Mortgage Payments before Forbearance Periods

Before forbearance occurs, homeowners are either delinquent in payments on a mortgage or face delinquency. However, to obtain lender approval for forbearance, most lenders will require homeowners to provide information in the form of a hardship letter. The letter, in cases involving hardship requests relating to forbearance, will demonstrate to a lender that a given homeowner’s inability to pay is the result of a viable hardship. In turn, the homeowner will seek to demonstrate their current inability pay mortgage debts are related solely to a given hardship, which is only temporary in nature. In order to approve forbearance, lenders typically look to see if forbearance will actually help homeowners make future payments after the forbearance period is over.
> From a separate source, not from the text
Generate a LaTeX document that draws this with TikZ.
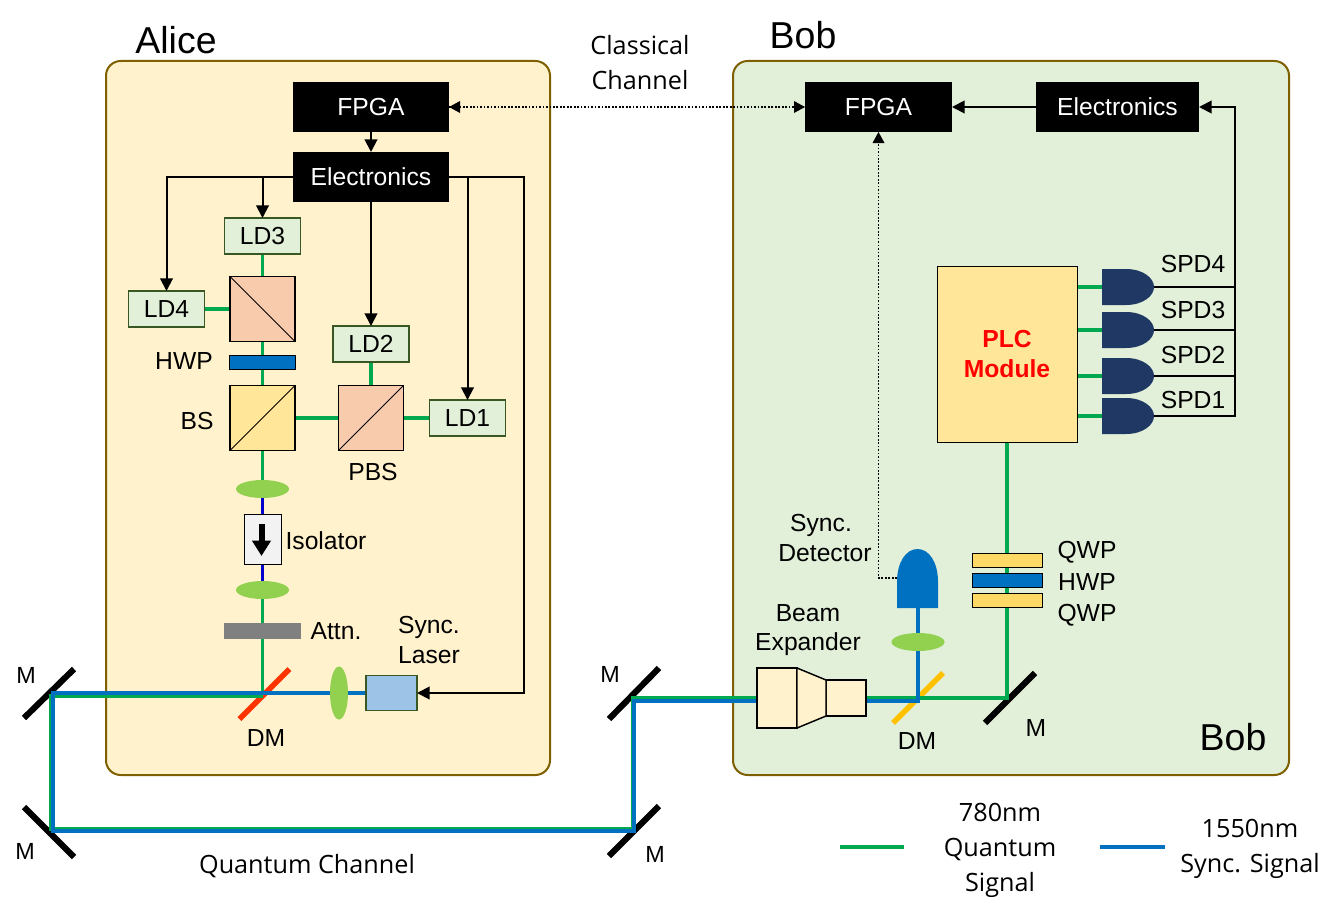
\documentclass[tikz,border=0pt]{standalone}
\usepackage{fontspec}
\setmainfont{Liberation Sans}
\newfontfamily\chanfont{Open Sans}
\usetikzlibrary{arrows.meta,calc,backgrounds,shapes.geometric}
\definecolor{alicebg}{HTML}{FFF2CC}
\definecolor{bobbg}{HTML}{E2F0D9}
\definecolor{panelline}{HTML}{7F6000}
\definecolor{ldline}{HTML}{385723}
\definecolor{qgreen}{HTML}{00A850}
\definecolor{sblue}{HTML}{0070C0}
\definecolor{deepblue}{HTML}{0000CC}
\definecolor{lensgreen}{HTML}{92D050}
\definecolor{cubeorange}{HTML}{F8CBAD}
\definecolor{cubeyellow}{HTML}{FFE699}
\definecolor{plateyellow}{HTML}{FFD966}
\definecolor{spdnavy}{HTML}{203864}
\definecolor{laserblue}{HTML}{9DC3E6}
\definecolor{dmred}{HTML}{FF3300}
\definecolor{dmyellow}{HTML}{FFC000}
\tikzset{
    sized/.style 2 args={minimum width=#1*.75pt,minimum height=#2*.75pt,inner sep=0pt,outer sep=0pt},
    panel/.style 2 args={sized={#1}{#2},rounded corners=11pt,draw=panelline,line width=1.5pt},
    blackbox/.style 2 args={sized={#1}{#2},fill=black,text=white,font=\fontsize{18.5}{22}\selectfont},
    ldbox/.style={sized={76}{36},fill=bobbg,draw=ldline,line width=.8pt,font=\fontsize{18.5}{22}\selectfont},
    cube/.style={sized={65}{65},draw=black,line width=.8pt,fill=#1},
    plate/.style 2 args={sized={#1}{14},draw=black,line width=.7pt,fill=#2},
    lens/.style 2 args={ellipse,sized={#1}{#2},fill=lensgreen},
    txt/.style={inner sep=0pt,align=center,font=\fontsize{18.5}{22}\selectfont},
    chantxt/.style={inner sep=0pt,align=center,font=\chanfont\fontsize{18.9}{26.2}\selectfont},
    titletxt/.style={inner sep=0pt,font=\fontsize{28.1}{30}\selectfont},
    ctrl/.style={line width=1.5pt,-{Triangle[length=9.5pt,width=9.5pt]}},
    ctrlplain/.style={line width=1.5pt},
    dots/.style={line width=1.3pt,dash pattern=on 1.3pt off 1.3pt},
    qbeam/.style={draw=qgreen,line width=2.8pt},
    qthin/.style={draw=qgreen,line width=2.5pt},
    sbeam/.style={draw=sblue,line width=2.4pt},
    mirror/.style={draw=black,line width=4.6pt},
    dichroic/.style={draw=#1,line width=4.2pt},
    spdshape/.pic={\fill[spdnavy] (0,-18) -- (24,-18) .. controls (41,-18) and (52,-9) .. (52,0)
        .. controls (52,9) and (41,18) .. (24,18) -- (0,18) -- cycle;},
}
\begin{document}
\begin{tikzpicture}[x=.75pt,y=-.75pt]
  \useasboundingbox (0,0) rectangle (1337,917);

  %ALICE
  \node[blackbox={156}{50}] (fpgaA) at (371,107) {FPGA};
  \node[blackbox={156}{50}] (elecA) at (371,177) {Electronics};
  \node[ldbox] (ld3) at (262.5,236) {LD3};
  \node[ldbox] (ld4) at (166.5,309) {LD4};
  \node[ldbox] (ld2) at (371,344) {LD2};
  \node[ldbox] (ld1) at (467.5,418) {LD1};
  \node[cube=cubeorange] (pbsB) at (262.5,309) {};
  \draw[line width=.7pt] (pbsB.north west) -- (pbsB.south east);
  \node[plate={66}{sblue}] (hwpA) at (262.5,362) {};
  \node[cube=cubeyellow] (bs) at (262.5,418) {};
  \draw[line width=.7pt] (bs.south west) -- (bs.north east);
  \node[cube=cubeorange] (pbsA) at (371,418) {};
  \draw[line width=.7pt] (pbsA.south west) -- (pbsA.north east);
  \node[lens={53}{18}] (lensA) at (262.5,489) {};
  \node[sized={37}{50},fill=black!5,draw=black,line width=.7pt] (iso) at (262.5,539) {};
  \draw[line width=4.5pt,-{Triangle[length=11.5pt,width=13.5pt]}] ($(iso)+(-1,-15)$) -- ($(iso)+(-1,17)$);
  \node[lens={53}{18}] (lensB) at (262.5,590) {};
  \node[sized={77}{16},fill=black!50] (attn) at (262.5,631) {};
  \node[lens={18}{53}] (lensC) at (339,693) {};
  \node[sized={51}{35},fill=laserblue,draw=ldline,line width=.8pt] (laser) at (391.5,693) {};

  %BOB
  \node[blackbox={147}{50}] (fpgaB) at (878.5,107) {FPGA};
  \node[blackbox={163}{50}] (elecB) at (1117.5,107) {Electronics};
  \node[sized={140}{176},fill=cubeyellow,draw=black,line width=.7pt,text=red,align=center,
        font=\bfseries\fontsize{18.5}{22.5}\selectfont] (plc) at (1007,354) {PLC\\Module};
  \node[plate={70}{plateyellow}] (qwpA) at (1007,560) {};
  \node[plate={70}{sblue}] (hwpB) at (1007,580) {};
  \node[plate={70}{plateyellow}] (qwpB) at (1007,600) {};
  \node[lens={53}{18}] (lensD) at (918,642) {};
  \fill[sblue] (897,608) -- (897,582) .. controls (897,562) and (906,549) .. (917.5,549)
      .. controls (929,549) and (938,562) .. (938,582) -- (938,608) -- cycle;
  \coordinate (detin) at (918,608);
  \coordinate (detout) at (897,578);
  \node[sized={40}{60},fill=alicebg,draw=black,line width=1.1pt] (expA) at (777,698) {};
  \node[sized={40}{36},fill=alicebg,draw=black,line width=1.1pt] (expB) at (846,698) {};
  \draw[fill=alicebg,line width=1.1pt] (expA.north east) -- (expB.north west) -- (expB.south west) -- (expA.south east) -- cycle;

  %SPD
  \coordinate (spd4) at (1102,287);
  \coordinate (spd3) at (1102,330);
  \coordinate (spd2) at (1102,376);
  \coordinate (spd1) at (1102,416);
  \pic at (spd4) {spdshape};
  \pic at (spd3) {spdshape};
  \pic at (spd2) {spdshape};
  \pic at (spd1) {spdshape};
  \coordinate (bus) at (1235,107);

  %MIRRORS, beam corners
  \coordinate (m1) at (52,694);
  \coordinate (m2) at (52,830);
  \coordinate (m3) at (634,830);
  \coordinate (m4) at (634,700);
  \coordinate (dmA) at (262.5,693);
  \coordinate (dmB) at (918,701);
  \coordinate (mB) at (1007,698);

  \begin{scope}[on background layer]
    \node[panel={444}{714},fill=alicebg] (alice) at (328,418) {};
    \node[panel={556}{714},fill=bobbg] (bob) at (1011,418) {};

    \draw[mirror] ($(m1)+(-28,24)$) -- ($(m1)+(22,-25)$);
    \draw[mirror] ($(m2)+(-28,-23)$) -- ($(m2)+(22,27)$);
    \draw[mirror] ($(m4)+(-25,19)$) -- ($(m4)+(25,-32)$);
    \draw[mirror] ($(m3)+(-25,26)$) -- ($(m3)+(25,-24)$);
    \draw[mirror] ($(mB)+(-22,25)$) -- ($(mB)+(28,-25)$);
    \draw[dichroic=dmred] ($(dmA)+(-23,26)$) -- ($(dmA)+(27,-24)$);
    \draw[dichroic=dmyellow] ($(dmB)+(-25,22)$) -- ($(dmB)+(25,-28)$);

    %beams inside Alice
    \draw[qbeam] (ld3) -- (pbsB);
    \draw[qbeam] (ld4) -- (pbsB);
    \draw[qbeam] (pbsB) -- (hwpA);
    \draw[qbeam] (hwpA) -- (bs);
    \draw[qbeam] (bs) -- (pbsA);
    \draw[qbeam] (pbsA) -- (ld1);
    \draw[qbeam] (pbsA) -- (ld2);
    \draw[qbeam] (bs) -- (lensA);
    \draw[deepblue,line width=2.8pt] (lensA) -- (iso);
    \draw[deepblue,line width=2.8pt] (iso) -- (lensB);
    \draw[qthin] (lensB) -- (dmA);

    %quantum channel, both wavelengths
    \draw[qbeam,line width=2.4pt] ($(dmA)+(0,3)$) -- ($(m1)+(-1,2)$) -- ($(m2)+(-1,-1)$) -- ($(m3)+(-1,-1)$) -- ($(m4)+(-1,-2)$) -- (expA.west);
    \draw[sbeam] (laser) -- (lensC) -- (dmA) -- ($(m1)+(1,-1)$) -- ($(m2)+(1,1)$) -- ($(m3)+(0,1)$) -- ($(m4)+(0,1)$) -- ($(expA.west)+(0,3)$);

    %beams inside Bob
    \draw[qthin] (expB.east) -- (mB) -- (qwpB);
    \draw[qthin] (qwpB) -- (plc);
    \draw[sbeam] ($(expB.east)+(0,3)$) -- (dmB) -- (lensD);
    \draw[sbeam] (lensD) -- (detin);
    \draw[qthin] (plc.east |- spd4) -- (spd4);
    \draw[qthin] (plc.east |- spd3) -- (spd3);
    \draw[qthin] (plc.east |- spd2) -- (spd2);
    \draw[qthin] (plc.east |- spd1) -- (spd1);
  \end{scope}

  %CONTROL LINES
  \draw[ctrl] (fpgaA) -- (elecA);
  \draw[ctrl] (elecA.west) -| (ld4.north);
  \coordinate (tap3) at (262.5,177);
  \draw[ctrl] (tap3) -- (ld3.north);
  \draw[ctrl] (elecA) -- (ld2.north);
  \coordinate (tap1) at (467.5,177);
  \draw[ctrl] (tap1) -- (ld1.north);
  \coordinate (railA) at (524,177);
  \draw[ctrl] (elecA.east) -- (railA) |- (laser.east);
  \draw[dots] (fpgaA.east) -- (fpgaB.west);
  \fill (fpgaA.east) -- ++(11,-6) -- ++(0,12) -- cycle;
  \fill (fpgaB.west) -- ++(-11,-6) -- ++(0,12) -- cycle;
  \draw[dots] (detout) -| (fpgaB.south);
  \fill (fpgaB.south) -- ++(-6,11) -- ++(12,0) -- cycle;
  \draw[ctrl] (elecB) -- (fpgaB);
  \coordinate (spdtip4) at (1154,287);
  \coordinate (spdtip3) at (1154,330);
  \coordinate (spdtip2) at (1154,376);
  \coordinate (spdtip1) at (1154,416);
  \draw[ctrl] (spdtip1) -| (bus) -- (elecB.east);
  \draw[ctrlplain] (spdtip4) -- (spdtip4 -| bus);
  \draw[ctrlplain] (spdtip3) -- (spdtip3 -| bus);
  \draw[ctrlplain] (spdtip2) -- (spdtip2 -| bus);

  %LEGEND
  \coordinate (legq1) at (840,847);
  \coordinate (legq2) at (904,847);
  \coordinate (legs1) at (1100,847);
  \coordinate (legs2) at (1165,847);
  \draw[qgreen,line width=3.4pt] (legq1) -- (legq2);
  \draw[sblue,line width=3.4pt] (legs1) -- (legs2);

  %TEXT
  \node[titletxt] (lblalice) at (176,40) {Alice};
  \node[titletxt] (lblbob) at (803,35) {Bob};
  \node[titletxt] (lblbobin) at (1233,737) {Bob};
  \node[txt] (lblhwpa) at (184,361) {HWP};
  \node[txt] (lblbs) at (197,421) {BS};
  \node[txt] (lblpbs) at (373,472) {PBS};
  \node[txt] (lbliso) at (326,541) {Isolator};
  \node[txt] (lblattn) at (336,631) {Attn.};
  \node[txt] (lbllaser) at (429,640) {Sync.\\Laser};
  \node[txt] (lbldma) at (266,738) {DM};
  \node[txt] (lbldet) at (825,538) {Sync.\kern 6pt\\Detector};
  \node[txt] (lblexp) at (808,630) {Beam\\Expander};
  \node[txt] (lbldmb) at (917,741) {DM};
  \node[txt] (lblmb) at (1036,728) {M};
  \node[txt] (lblqa) at (1087,552) {QWP};
  \node[txt] (lblhb) at (1087,582) {HWP};
  \node[txt] (lblqb) at (1087,615) {QWP};
  \node[txt] (lblspd4) at (1193,264) {SPD4};
  \node[txt] (lblspd3) at (1193,310) {SPD3};
  \node[txt] (lblspd2) at (1193,355) {SPD2};
  \node[txt] (lblspd1) at (1193,400) {SPD1};
  \node[txt,font=\fontsize{17.5}{20}\selectfont] (lblm1) at (26,675) {M};
  \node[txt,font=\fontsize{17.5}{20}\selectfont] (lblm2) at (25,851) {M};
  \node[txt,font=\fontsize{17.5}{20}\selectfont] (lblm4) at (610,674) {M};
  \node[txt,font=\fontsize{17.5}{20}\selectfont] (lblm3) at (655,854) {M};
  \node[chantxt] (lblclass) at (640,63) {Classical\\Channel};
  \node[chantxt] (lblquant) at (307,866) {Quantum Channel};
  \node[chantxt] (lbl780) at (1000,850) {780nm\\Quantum\\Signal};
  \node[chantxt] (lbl1550) at (1250,849) {1550nm\\Sync. Signal};
\end{tikzpicture}
\end{document}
Mortgage Payments during Forbearance Periods

Depending on the case-specific terms of a given forbearance agreement, homeowners will be required to do the following for their mortgage payments during forbearance:

  • Make partial or no payment on their existing mortgage agreement, which will vary depending on the pre-arranged agreement with their lender
  • Continue with the nonpayment or partial payment terms of the forbearance agreement only for the specified timeframe pre-arranged with their lender, which typically runs anywhere from three to six months
  • Make arrangements to pay future mortgage payments in the months following forbearance

Mortgage Payments after Forbearance Periods

The longest lasting effect forbearance has on a mortgage comes following the forbearance period itself. While each forbearance agreement between a lender and borrower will vary, the following lists some of the common effects forbearance has on mortgage payments after the reprieve period ends, including:

  • Unpaid sums during forbearance are built back into a loan. The method that your lender uses for your specific forbearance will vary, and in turn, homeowners should be wary of any adjustments to their mortgage payments, including how future payments will be built back into a mortgage
  • The forbearance may also make other adjustments and modifications to a mortgage on a case by case basis. Homeowners should be aware of these adjustments before agreeing to any forbearance
  • The forbearance will most likely cause an increase in monthly payments following the temporary reprieve approved by lenders.  Homeowners should find out ahead of time how much their monthly payments will increase and how long to expect  these increases
  • Homeowners should also consider the effects a forbearance may have on their credit report and ability to gain other foreclosure prevention relief from their lender in the future

Getting Legal Help with Forbearance Requests

Each forbearance agreement is different and will pose different long-term implications on a given homeowner’s mortgage agreement. Having an attorney review and negotiate the terms of a forbearance agreement is helpful for homeowners.